## Directive
Reproduce all of the data below without alteration; exclude every picture.

## START

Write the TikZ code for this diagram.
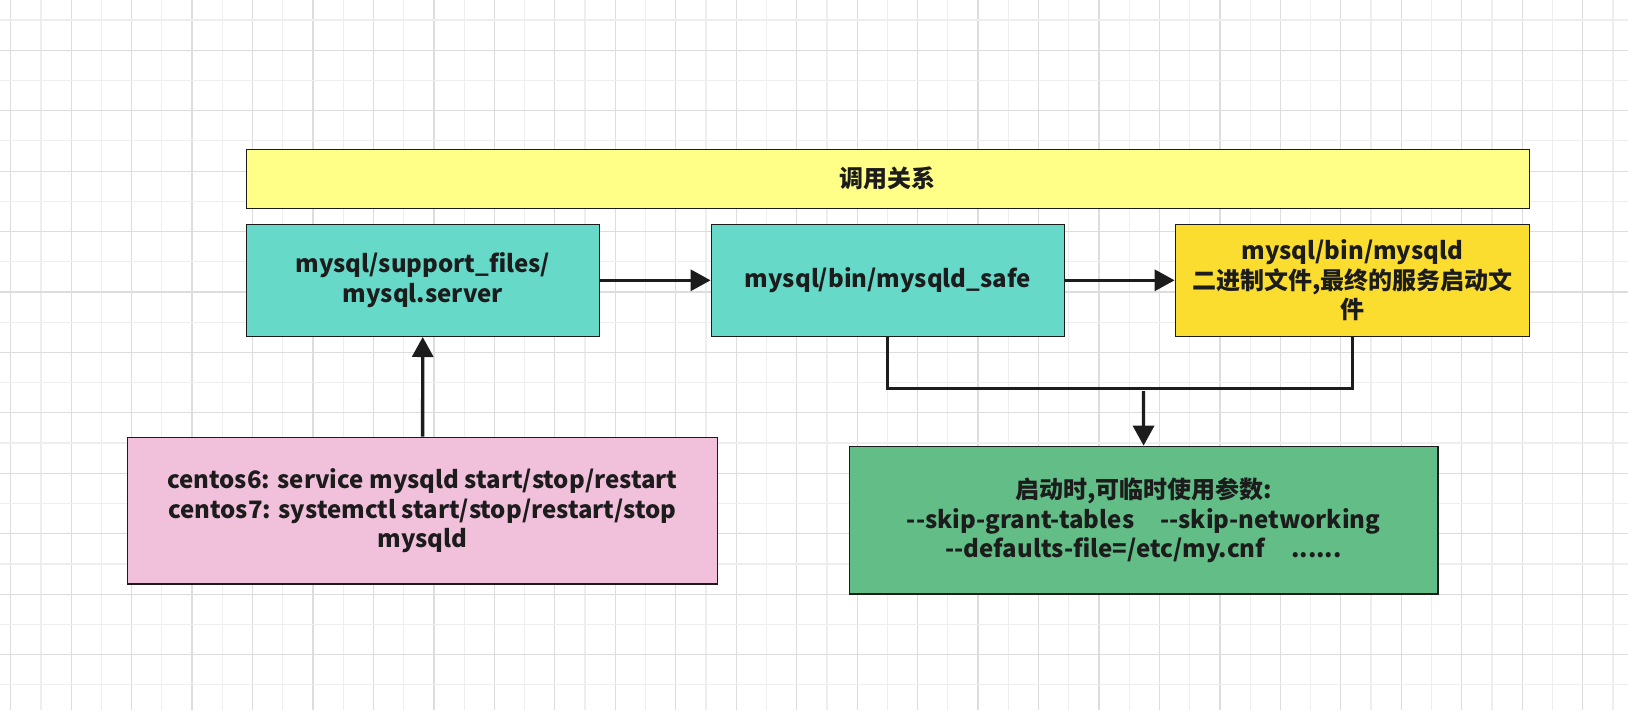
\documentclass[tikz,border=0pt]{standalone}
\usepackage{fontspec}
\setmainfont{Noto Sans CJK SC}[Ligatures=TeXOff]
\usepackage{tikz}
\usetikzlibrary{
  arrows.meta,
  positioning
}

\definecolor{gridmajor}{HTML}{DDDDDD}
\definecolor{gridminor}{HTML}{EEEEEE}
\definecolor{titlefill}{HTML}{FFFF88}
\definecolor{tealfill}{HTML}{67D9C8}
\definecolor{goldfill}{HTML}{FBDD2F}
\definecolor{pinkfill}{HTML}{F1C1DC}
\definecolor{greenfill}{HTML}{62BD86}
\definecolor{ink}{HTML}{1C1C1C}

\begin{document}
\begin{tikzpicture}[
  x=1pt,
  y=-1pt,
  >=Latex,
  font=\bfseries\fontsize{24}{29.6}\selectfont,
  box/.style={draw=ink, line width=1.4pt, inner sep=0pt, align=center,
              text=ink},
  arrow/.style={ink, line width=3.3pt,
                -{Triangle[length=20pt,width=21pt]}},
  link/.style={ink, line width=3pt},
  gridline/.style={line width=1.2pt}
]

  % Canvas and its grid.
  \useasboundingbox (0,0) rectangle (1628,710);
  \fill[white] (0,0) rectangle (1628,710);
  \foreach \k in {0,...,53}{
    \pgfmathsetmacro{\xx}{10.7+30.23*\k}
    \ifodd\k
      \draw[gridline,gridminor] (\xx,0) -- (\xx,710);
    \else
      \draw[gridline,gridmajor] (\xx,0) -- (\xx,710);
    \fi
  }
  \foreach \k in {0,...,22}{
    \pgfmathsetmacro{\yy}{20+30.22*\k}
    \ifodd\k
      \draw[gridline,gridmajor] (0,\yy) -- (1628,\yy);
    \else
      \draw[gridline,gridminor] (0,\yy) -- (1628,\yy);
    \fi
  }

  % Title bar.
  \node[box, fill=titlefill, minimum width=1283pt, minimum height=59pt]
    (title) at (887.8,178.8) {调用关系};

  % Call chain.
  \node[box, fill=tealfill, minimum width=353pt, minimum height=112pt]
    (server) at (422.8,280.3) {mysql/support\_files/\\mysql.server};
  \node[box, fill=tealfill, minimum width=353pt, minimum height=112pt]
    (safe) at (887.8,280.3) {mysql/bin/mysqld\_safe};
  \node[box, fill=goldfill, minimum width=354pt, minimum height=112pt]
    (mysqld) at (1352.3,280.3)
    {mysql/bin/mysqld\\二进制文件,最终的服务启动文\\件};

  % Service commands and startup options.
  \node[box, fill=pinkfill, minimum width=589.6pt, minimum height=146.7pt]
    (service) at (422.5,510.7)
    {centos6: service mysqld start/stop/restart\\
     centos7: systemctl start/stop/restart/stop\\
     mysqld};
  \node[box, fill=greenfill, minimum width=588.7pt, minimum height=147.7pt]
    (options) at (1143.7,520.2)
    {启动时,可临时使用参数:\\
     --skip-grant-tables\hspace{26pt}--skip-networking\\
     --defaults-file=/etc/my.cnf\hspace{26pt}......};

  % Connectors.
  \draw[arrow] (server) -- (safe);
  \draw[arrow] (safe) -- (mysqld);
  \draw[arrow] (service) -- (server);
  \draw[link] (safe.south) -- ++(0,51) -| (mysqld.south);
  \coordinate (merge) at (1143.5,391);
  \draw[arrow] (merge) -- (options);

\end{tikzpicture}
\end{document}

## END

## Solution for this problem
Write the TikZ code for this diagram.
\documentclass[tikz,border=0pt]{standalone}
\usepackage{fontspec}
\setmainfont{Noto Sans CJK SC}[Ligatures=TeXOff]
\usepackage{tikz}
\usetikzlibrary{
  arrows.meta,
  positioning
}

\definecolor{gridmajor}{HTML}{DDDDDD}
\definecolor{gridminor}{HTML}{EEEEEE}
\definecolor{titlefill}{HTML}{FFFF88}
\definecolor{tealfill}{HTML}{67D9C8}
\definecolor{goldfill}{HTML}{FBDD2F}
\definecolor{pinkfill}{HTML}{F1C1DC}
\definecolor{greenfill}{HTML}{62BD86}
\definecolor{ink}{HTML}{1C1C1C}

\begin{document}
\begin{tikzpicture}[
  x=1pt,
  y=-1pt,
  >=Latex,
  font=\bfseries\fontsize{24}{29.6}\selectfont,
  box/.style={draw=ink, line width=1.4pt, inner sep=0pt, align=center,
              text=ink},
  arrow/.style={ink, line width=3.3pt,
                -{Triangle[length=20pt,width=21pt]}},
  link/.style={ink, line width=3pt},
  gridline/.style={line width=1.2pt}
]

  % Canvas and its grid.
  \useasboundingbox (0,0) rectangle (1628,710);
  \fill[white] (0,0) rectangle (1628,710);
  \foreach \k in {0,...,53}{
    \pgfmathsetmacro{\xx}{10.7+30.23*\k}
    \ifodd\k
      \draw[gridline,gridminor] (\xx,0) -- (\xx,710);
    \else
      \draw[gridline,gridmajor] (\xx,0) -- (\xx,710);
    \fi
  }
  \foreach \k in {0,...,22}{
    \pgfmathsetmacro{\yy}{20+30.22*\k}
    \ifodd\k
      \draw[gridline,gridmajor] (0,\yy) -- (1628,\yy);
    \else
      \draw[gridline,gridminor] (0,\yy) -- (1628,\yy);
    \fi
  }

  % Title bar.
  \node[box, fill=titlefill, minimum width=1283pt, minimum height=59pt]
    (title) at (887.8,178.8) {调用关系};

  % Call chain.
  \node[box, fill=tealfill, minimum width=353pt, minimum height=112pt]
    (server) at (422.8,280.3) {mysql/support\_files/\\mysql.server};
  \node[box, fill=tealfill, minimum width=353pt, minimum height=112pt]
    (safe) at (887.8,280.3) {mysql/bin/mysqld\_safe};
  \node[box, fill=goldfill, minimum width=354pt, minimum height=112pt]
    (mysqld) at (1352.3,280.3)
    {mysql/bin/mysqld\\二进制文件,最终的服务启动文\\件};

  % Service commands and startup options.
  \node[box, fill=pinkfill, minimum width=589.6pt, minimum height=146.7pt]
    (service) at (422.5,510.7)
    {centos6: service mysqld start/stop/restart\\
     centos7: systemctl start/stop/restart/stop\\
     mysqld};
  \node[box, fill=greenfill, minimum width=588.7pt, minimum height=147.7pt]
    (options) at (1143.7,520.2)
    {启动时,可临时使用参数:\\
     --skip-grant-tables\hspace{26pt}--skip-networking\\
     --defaults-file=/etc/my.cnf\hspace{26pt}......};

  % Connectors.
  \draw[arrow] (server) -- (safe);
  \draw[arrow] (safe) -- (mysqld);
  \draw[arrow] (service) -- (server);
  \draw[link] (safe.south) -- ++(0,51) -| (mysqld.south);
  \coordinate (merge) at (1143.5,391);
  \draw[arrow] (merge) -- (options);

\end{tikzpicture}
\end{document}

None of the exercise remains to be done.